===== Data segment =====
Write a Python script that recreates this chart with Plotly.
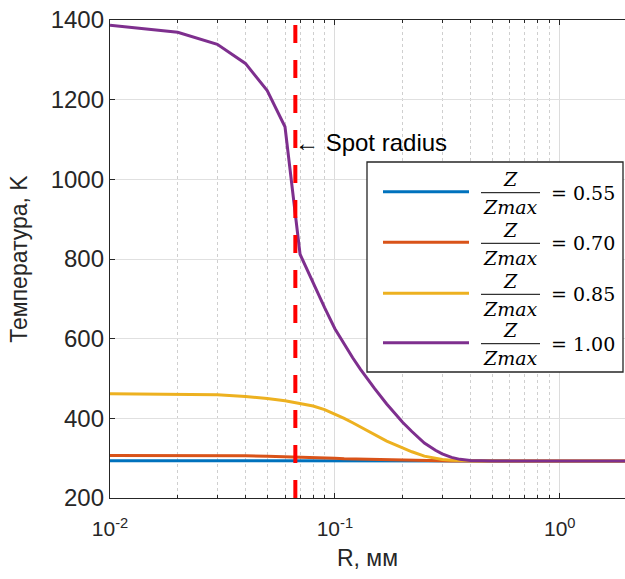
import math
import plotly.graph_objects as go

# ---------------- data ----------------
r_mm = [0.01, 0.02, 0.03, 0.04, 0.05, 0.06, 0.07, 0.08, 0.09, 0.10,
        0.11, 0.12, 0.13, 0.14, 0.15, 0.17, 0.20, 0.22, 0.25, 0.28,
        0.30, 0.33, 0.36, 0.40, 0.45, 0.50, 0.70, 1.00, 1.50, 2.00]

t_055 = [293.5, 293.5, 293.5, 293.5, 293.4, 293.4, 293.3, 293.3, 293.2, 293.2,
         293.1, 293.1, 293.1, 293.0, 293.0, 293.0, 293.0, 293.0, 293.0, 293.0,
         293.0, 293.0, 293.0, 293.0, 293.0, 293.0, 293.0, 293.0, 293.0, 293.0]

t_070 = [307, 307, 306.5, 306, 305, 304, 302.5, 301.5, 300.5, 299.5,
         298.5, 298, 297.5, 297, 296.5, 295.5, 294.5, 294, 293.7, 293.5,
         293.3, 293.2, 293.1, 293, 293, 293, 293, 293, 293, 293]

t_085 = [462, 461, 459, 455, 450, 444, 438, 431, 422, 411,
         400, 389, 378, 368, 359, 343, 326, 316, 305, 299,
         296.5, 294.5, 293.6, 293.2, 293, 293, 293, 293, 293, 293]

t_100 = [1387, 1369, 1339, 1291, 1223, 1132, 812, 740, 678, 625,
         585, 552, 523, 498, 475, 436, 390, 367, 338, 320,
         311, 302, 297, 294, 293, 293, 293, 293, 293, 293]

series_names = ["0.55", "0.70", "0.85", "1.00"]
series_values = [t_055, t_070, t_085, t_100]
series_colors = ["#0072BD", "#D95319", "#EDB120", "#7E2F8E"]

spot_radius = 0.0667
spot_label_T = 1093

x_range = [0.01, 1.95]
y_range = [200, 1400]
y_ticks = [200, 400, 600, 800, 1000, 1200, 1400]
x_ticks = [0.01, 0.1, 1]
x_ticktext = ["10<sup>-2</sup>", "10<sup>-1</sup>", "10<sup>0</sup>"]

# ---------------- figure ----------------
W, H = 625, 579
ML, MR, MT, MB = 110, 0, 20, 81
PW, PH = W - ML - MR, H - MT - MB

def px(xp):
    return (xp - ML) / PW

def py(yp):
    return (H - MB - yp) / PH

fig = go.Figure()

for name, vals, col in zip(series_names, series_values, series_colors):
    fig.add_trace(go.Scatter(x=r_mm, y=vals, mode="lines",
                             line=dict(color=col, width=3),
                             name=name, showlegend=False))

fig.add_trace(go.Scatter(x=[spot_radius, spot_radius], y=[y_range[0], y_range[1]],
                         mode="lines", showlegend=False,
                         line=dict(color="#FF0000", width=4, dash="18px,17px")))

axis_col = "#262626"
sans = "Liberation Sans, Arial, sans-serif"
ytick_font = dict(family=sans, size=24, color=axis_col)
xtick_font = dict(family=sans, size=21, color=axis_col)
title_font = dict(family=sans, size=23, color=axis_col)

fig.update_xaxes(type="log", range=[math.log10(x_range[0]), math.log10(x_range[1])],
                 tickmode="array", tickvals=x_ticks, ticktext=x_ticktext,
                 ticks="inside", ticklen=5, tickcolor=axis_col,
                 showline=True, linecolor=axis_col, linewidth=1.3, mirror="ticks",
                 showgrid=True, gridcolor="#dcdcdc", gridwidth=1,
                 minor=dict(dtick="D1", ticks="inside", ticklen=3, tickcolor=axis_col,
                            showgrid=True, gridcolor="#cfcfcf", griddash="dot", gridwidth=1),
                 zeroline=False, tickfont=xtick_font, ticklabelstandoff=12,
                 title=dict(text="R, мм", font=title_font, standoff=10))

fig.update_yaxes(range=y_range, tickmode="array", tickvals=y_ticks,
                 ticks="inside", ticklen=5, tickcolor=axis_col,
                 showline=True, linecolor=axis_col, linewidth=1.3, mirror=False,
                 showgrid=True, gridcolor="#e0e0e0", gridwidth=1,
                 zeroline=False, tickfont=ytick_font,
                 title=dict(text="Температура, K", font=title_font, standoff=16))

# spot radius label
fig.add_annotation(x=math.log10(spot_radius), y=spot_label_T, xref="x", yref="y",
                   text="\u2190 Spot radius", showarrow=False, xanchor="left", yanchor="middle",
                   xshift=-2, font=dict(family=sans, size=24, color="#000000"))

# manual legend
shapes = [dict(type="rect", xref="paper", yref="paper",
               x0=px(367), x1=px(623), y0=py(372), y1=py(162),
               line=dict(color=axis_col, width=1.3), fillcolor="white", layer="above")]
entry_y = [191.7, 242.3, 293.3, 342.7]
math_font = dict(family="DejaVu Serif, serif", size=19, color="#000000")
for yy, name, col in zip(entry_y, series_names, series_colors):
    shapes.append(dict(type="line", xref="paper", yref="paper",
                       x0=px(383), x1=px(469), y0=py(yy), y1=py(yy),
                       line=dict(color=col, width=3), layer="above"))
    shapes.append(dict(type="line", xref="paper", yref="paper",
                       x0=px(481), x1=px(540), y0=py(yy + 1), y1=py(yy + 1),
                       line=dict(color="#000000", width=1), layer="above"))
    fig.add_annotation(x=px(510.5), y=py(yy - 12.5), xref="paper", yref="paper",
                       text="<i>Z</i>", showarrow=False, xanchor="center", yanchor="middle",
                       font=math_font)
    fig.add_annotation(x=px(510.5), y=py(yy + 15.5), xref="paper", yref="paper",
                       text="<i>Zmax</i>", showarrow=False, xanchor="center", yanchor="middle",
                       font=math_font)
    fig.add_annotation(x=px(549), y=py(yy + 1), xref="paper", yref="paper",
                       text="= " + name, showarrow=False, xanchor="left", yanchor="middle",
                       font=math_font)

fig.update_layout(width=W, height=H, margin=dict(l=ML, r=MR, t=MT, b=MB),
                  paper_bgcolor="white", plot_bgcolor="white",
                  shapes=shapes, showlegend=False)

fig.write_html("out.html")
=====
• **Exercise requirements**
Look at the listing and set down only the lines from its start through the line with "293.0, 293.0, 293.0]", word for word and without pictures.

• **The output**
Write a Python script that recreates this chart with Plotly.
import math
import plotly.graph_objects as go

# ---------------- data ----------------
r_mm = [0.01, 0.02, 0.03, 0.04, 0.05, 0.06, 0.07, 0.08, 0.09, 0.10,
        0.11, 0.12, 0.13, 0.14, 0.15, 0.17, 0.20, 0.22, 0.25, 0.28,
        0.30, 0.33, 0.36, 0.40, 0.45, 0.50, 0.70, 1.00, 1.50, 2.00]

t_055 = [293.5, 293.5, 293.5, 293.5, 293.4, 293.4, 293.3, 293.3, 293.2, 293.2,
         293.1, 293.1, 293.1, 293.0, 293.0, 293.0, 293.0, 293.0, 293.0, 293.0,
         293.0, 293.0, 293.0, 293.0, 293.0, 293.0, 293.0, 293.0, 293.0, 293.0]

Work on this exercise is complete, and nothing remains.